## Given problem
Reproduce each line of the material exactly, minus any picture.
Start
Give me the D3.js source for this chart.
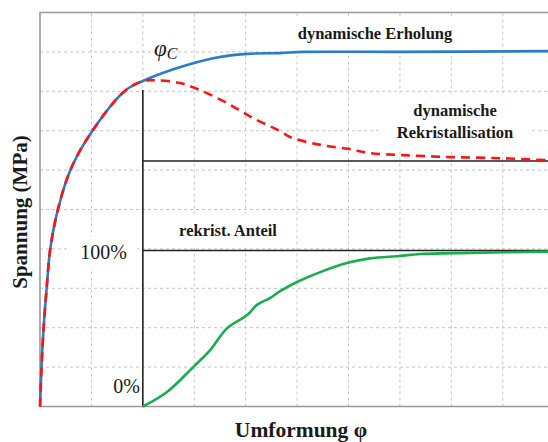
<!DOCTYPE html>
<html lang="de">
<head>
  <meta charset="UTF-8">
  <title>Spannung - Umformung</title>
  <script src="https://d3js.org/d3.v7.min.js"></script>
  <style>
    body { margin: 0; background: #fff; }
    svg { display: block; }
    .grid line { stroke: #c4c4c4; stroke-width: 1px; stroke-dasharray: 3,3; }
    .frame { stroke: #999; stroke-width: 1.6px; fill: none; }
    .curve { fill: none; stroke-width: 2.6px; }
    .ref { stroke: #222; stroke-width: 1.6px; }
    .lbl { font-family: "Liberation Serif", "Times New Roman", serif; fill: #1a1a1a; }
  </style>
</head>
<body>
<script>
// Umformung φ (grid units) and Spannung / Anteil values
const erholungX = [0, 0.03, 0.07, 0.13, 0.20, 0.35, 0.60, 1.03, 1.65, 2.0, 2.67, 3.37, 4.03, 4.67, 5.12, 7.0, 9.88];
const erholungY = [0, 1.0, 1.99, 3.01, 4.0, 5.01, 6.03, 7.02, 8.01, 8.26, 8.59, 8.84, 8.95, 8.97, 9.0, 9.0, 9.02];

const rekristX = [0, 0.03, 0.07, 0.13, 0.20, 0.35, 0.60, 1.03, 1.65, 2.0, 2.28, 2.72, 3.11, 3.64, 4.14, 4.67, 4.86, 5.45, 5.99, 6.42, 7.06, 7.98, 9.01, 9.88];
const rekristY = [0, 1.0, 1.99, 3.01, 4.0, 5.01, 6.03, 7.02, 8.01, 8.26, 8.28, 8.21, 8.03, 7.70, 7.32, 6.99, 6.84, 6.64, 6.54, 6.43, 6.38, 6.33, 6.30, 6.25];

const anteilX = [2.0, 2.47, 2.98, 3.31, 3.64, 4.03, 4.22, 4.47, 4.67, 5.0, 5.45, 5.97, 6.42, 7.0, 7.39, 8.37, 9.88];
const anteilY = [0, 0.37, 1.0, 1.43, 1.99, 2.32, 2.58, 2.75, 2.93, 3.16, 3.41, 3.64, 3.76, 3.82, 3.87, 3.9, 3.93];

const phiC = 2.0;             // kritische Umformung
const sigmaSS = 6.23;         // stationäre Spannung (DRX)
const anteilTop = 3.96;       // 100 % Linie
const gridX = [1, 2, 3, 4, 5, 6, 7, 8, 9];
const gridY = [1, 2, 3, 4, 5, 6, 7, 8, 9];
const anteilTicks = ["0%", "100%"];

const W = 548, H = 442;
const svg = d3.select("body").append("svg").attr("width", W).attr("height", H);

const x = d3.scaleLinear().domain([0, 9.88]).range([40, 548]);
const y = d3.scaleLinear().domain([0, 10]).range([406.5, 12.5]);

// grid
const grid = svg.append("g").attr("class", "grid");
grid.selectAll(".gx").data(gridX).enter().append("line")
  .attr("x1", d => x(d)).attr("x2", d => x(d)).attr("y1", y(0)).attr("y2", y(10));
grid.selectAll(".gy").data(gridY).enter().append("line")
  .attr("x1", x(0)).attr("x2", W).attr("y1", d => y(d)).attr("y2", d => y(d));

const boxes = svg.append("g");

// frame
svg.append("path").attr("class", "frame")
  .attr("d", `M${W},${y(10)}H${x(0)}V${y(0)}H${W}`);

// reference lines
svg.append("line").attr("class", "ref")
  .attr("x1", x(phiC)).attr("x2", x(phiC)).attr("y1", y(8.03)).attr("y2", y(0));
svg.append("line").attr("class", "ref")
  .attr("x1", x(phiC)).attr("x2", W).attr("y1", y(sigmaSS)).attr("y2", y(sigmaSS));
svg.append("line").attr("class", "ref")
  .attr("x1", x(phiC)).attr("x2", W).attr("y1", y(anteilTop)).attr("y2", y(anteilTop));

const line = d3.line().x(d => x(d[0])).y(d => y(d[1])).curve(d3.curveCatmullRom.alpha(0.5));

svg.append("path").attr("class", "curve")
  .attr("d", line(d3.zip(erholungX, erholungY)))
  .attr("stroke", "#2a7cc8");
svg.append("path").attr("class", "curve")
  .attr("d", line(d3.zip(rekristX, rekristY)))
  .attr("stroke", "#ff1414")
  .attr("stroke-dasharray", "9,6");
svg.append("path").attr("class", "curve")
  .attr("d", line(d3.zip(anteilX, anteilY)))
  .attr("stroke", "#19ad4e");

// labels
function label(tx, ty, text, opts) {
  const t = svg.append("text").attr("class", "lbl")
    .attr("x", tx).attr("y", ty)
    .attr("text-anchor", opts.anchor || "middle")
    .style("font-size", opts.size + "px")
    .style("font-weight", opts.bold ? "bold" : "normal");
  [].concat(text).forEach((s, i) => {
    t.append("tspan").attr("x", tx).attr("dy", i === 0 ? 0 : opts.lh).text(s);
  });
  const b = t.node().getBBox();
  const p = opts.pad || 6;
  boxes.append("rect").attr("x", b.x - p).attr("y", b.y - p / 2)
    .attr("width", b.width + 2 * p).attr("height", b.height + p)
    .attr("fill", "#fff");
  return t;
}

label(375, 39, "dynamische Erholung", { size: 16.5, bold: true, pad: 16 });
label(455, 116, ["dynamische", "Rekristallisation"], { size: 16.5, bold: true, lh: 22, pad: 16 });
label(228, 236, "rekrist. Anteil", { size: 16.5, bold: true, pad: 14 });
label(127, y(anteilTop) + 9, anteilTicks[1], { size: 20, anchor: "end", pad: 10 });
label(140, 393, anteilTicks[0], { size: 20, anchor: "end", pad: 10 });

const phi = svg.append("text").attr("class", "lbl")
  .attr("x", 154).attr("y", 56)
  .style("font-size", "23px").style("font-style", "italic");
phi.append("tspan").text("φ");
phi.append("tspan").attr("dy", 3).style("font-size", "16px").text("C");

svg.append("text").attr("class", "lbl")
  .attr("transform", "translate(27,212) rotate(-90)")
  .attr("text-anchor", "middle")
  .style("font-size", "21px").style("font-weight", "bold")
  .text("Spannung (MPa)");

svg.append("text").attr("class", "lbl")
  .attr("x", 301).attr("y", 437)
  .attr("text-anchor", "middle")
  .style("font-size", "21.5px").style("font-weight", "bold")
  .text("Umformung φ");
</script>
</body>
</html>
End
## Right answer
Give me the D3.js source for this chart.
<!DOCTYPE html>
<html lang="de">
<head>
  <meta charset="UTF-8">
  <title>Spannung - Umformung</title>
  <script src="https://d3js.org/d3.v7.min.js"></script>
  <style>
    body { margin: 0; background: #fff; }
    svg { display: block; }
    .grid line { stroke: #c4c4c4; stroke-width: 1px; stroke-dasharray: 3,3; }
    .frame { stroke: #999; stroke-width: 1.6px; fill: none; }
    .curve { fill: none; stroke-width: 2.6px; }
    .ref { stroke: #222; stroke-width: 1.6px; }
    .lbl { font-family: "Liberation Serif", "Times New Roman", serif; fill: #1a1a1a; }
  </style>
</head>
<body>
<script>
// Umformung φ (grid units) and Spannung / Anteil values
const erholungX = [0, 0.03, 0.07, 0.13, 0.20, 0.35, 0.60, 1.03, 1.65, 2.0, 2.67, 3.37, 4.03, 4.67, 5.12, 7.0, 9.88];
const erholungY = [0, 1.0, 1.99, 3.01, 4.0, 5.01, 6.03, 7.02, 8.01, 8.26, 8.59, 8.84, 8.95, 8.97, 9.0, 9.0, 9.02];

const rekristX = [0, 0.03, 0.07, 0.13, 0.20, 0.35, 0.60, 1.03, 1.65, 2.0, 2.28, 2.72, 3.11, 3.64, 4.14, 4.67, 4.86, 5.45, 5.99, 6.42, 7.06, 7.98, 9.01, 9.88];
const rekristY = [0, 1.0, 1.99, 3.01, 4.0, 5.01, 6.03, 7.02, 8.01, 8.26, 8.28, 8.21, 8.03, 7.70, 7.32, 6.99, 6.84, 6.64, 6.54, 6.43, 6.38, 6.33, 6.30, 6.25];

const anteilX = [2.0, 2.47, 2.98, 3.31, 3.64, 4.03, 4.22, 4.47, 4.67, 5.0, 5.45, 5.97, 6.42, 7.0, 7.39, 8.37, 9.88];
const anteilY = [0, 0.37, 1.0, 1.43, 1.99, 2.32, 2.58, 2.75, 2.93, 3.16, 3.41, 3.64, 3.76, 3.82, 3.87, 3.9, 3.93];

const phiC = 2.0;             // kritische Umformung
const sigmaSS = 6.23;         // stationäre Spannung (DRX)
const anteilTop = 3.96;       // 100 % Linie
const gridX = [1, 2, 3, 4, 5, 6, 7, 8, 9];
const gridY = [1, 2, 3, 4, 5, 6, 7, 8, 9];
const anteilTicks = ["0%", "100%"];

const W = 548, H = 442;
const svg = d3.select("body").append("svg").attr("width", W).attr("height", H);

const x = d3.scaleLinear().domain([0, 9.88]).range([40, 548]);
const y = d3.scaleLinear().domain([0, 10]).range([406.5, 12.5]);

// grid
const grid = svg.append("g").attr("class", "grid");
grid.selectAll(".gx").data(gridX).enter().append("line")
  .attr("x1", d => x(d)).attr("x2", d => x(d)).attr("y1", y(0)).attr("y2", y(10));
grid.selectAll(".gy").data(gridY).enter().append("line")
  .attr("x1", x(0)).attr("x2", W).attr("y1", d => y(d)).attr("y2", d => y(d));

const boxes = svg.append("g");

// frame
svg.append("path").attr("class", "frame")
  .attr("d", `M${W},${y(10)}H${x(0)}V${y(0)}H${W}`);

// reference lines
svg.append("line").attr("class", "ref")
  .attr("x1", x(phiC)).attr("x2", x(phiC)).attr("y1", y(8.03)).attr("y2", y(0));
svg.append("line").attr("class", "ref")
  .attr("x1", x(phiC)).attr("x2", W).attr("y1", y(sigmaSS)).attr("y2", y(sigmaSS));
svg.append("line").attr("class", "ref")
  .attr("x1", x(phiC)).attr("x2", W).attr("y1", y(anteilTop)).attr("y2", y(anteilTop));

const line = d3.line().x(d => x(d[0])).y(d => y(d[1])).curve(d3.curveCatmullRom.alpha(0.5));

svg.append("path").attr("class", "curve")
  .attr("d", line(d3.zip(erholungX, erholungY)))
  .attr("stroke", "#2a7cc8");
svg.append("path").attr("class", "curve")
  .attr("d", line(d3.zip(rekristX, rekristY)))
  .attr("stroke", "#ff1414")
  .attr("stroke-dasharray", "9,6");
svg.append("path").attr("class", "curve")
  .attr("d", line(d3.zip(anteilX, anteilY)))
  .attr("stroke", "#19ad4e");

// labels
function label(tx, ty, text, opts) {
  const t = svg.append("text").attr("class", "lbl")
    .attr("x", tx).attr("y", ty)
    .attr("text-anchor", opts.anchor || "middle")
    .style("font-size", opts.size + "px")
    .style("font-weight", opts.bold ? "bold" : "normal");
  [].concat(text).forEach((s, i) => {
    t.append("tspan").attr("x", tx).attr("dy", i === 0 ? 0 : opts.lh).text(s);
  });
  const b = t.node().getBBox();
  const p = opts.pad || 6;
  boxes.append("rect").attr("x", b.x - p).attr("y", b.y - p / 2)
    .attr("width", b.width + 2 * p).attr("height", b.height + p)
    .attr("fill", "#fff");
  return t;
}

label(375, 39, "dynamische Erholung", { size: 16.5, bold: true, pad: 16 });
label(455, 116, ["dynamische", "Rekristallisation"], { size: 16.5, bold: true, lh: 22, pad: 16 });
label(228, 236, "rekrist. Anteil", { size: 16.5, bold: true, pad: 14 });
label(127, y(anteilTop) + 9, anteilTicks[1], { size: 20, anchor: "end", pad: 10 });
label(140, 393, anteilTicks[0], { size: 20, anchor: "end", pad: 10 });

const phi = svg.append("text").attr("class", "lbl")
  .attr("x", 154).attr("y", 56)
  .style("font-size", "23px").style("font-style", "italic");
phi.append("tspan").text("φ");
phi.append("tspan").attr("dy", 3).style("font-size", "16px").text("C");

svg.append("text").attr("class", "lbl")
  .attr("transform", "translate(27,212) rotate(-90)")
  .attr("text-anchor", "middle")
  .style("font-size", "21px").style("font-weight", "bold")
  .text("Spannung (MPa)");

svg.append("text").attr("class", "lbl")
  .attr("x", 301).attr("y", 437)
  .attr("text-anchor", "middle")
  .style("font-size", "21.5px").style("font-weight", "bold")
  .text("Umformung φ");
</script>
</body>
</html>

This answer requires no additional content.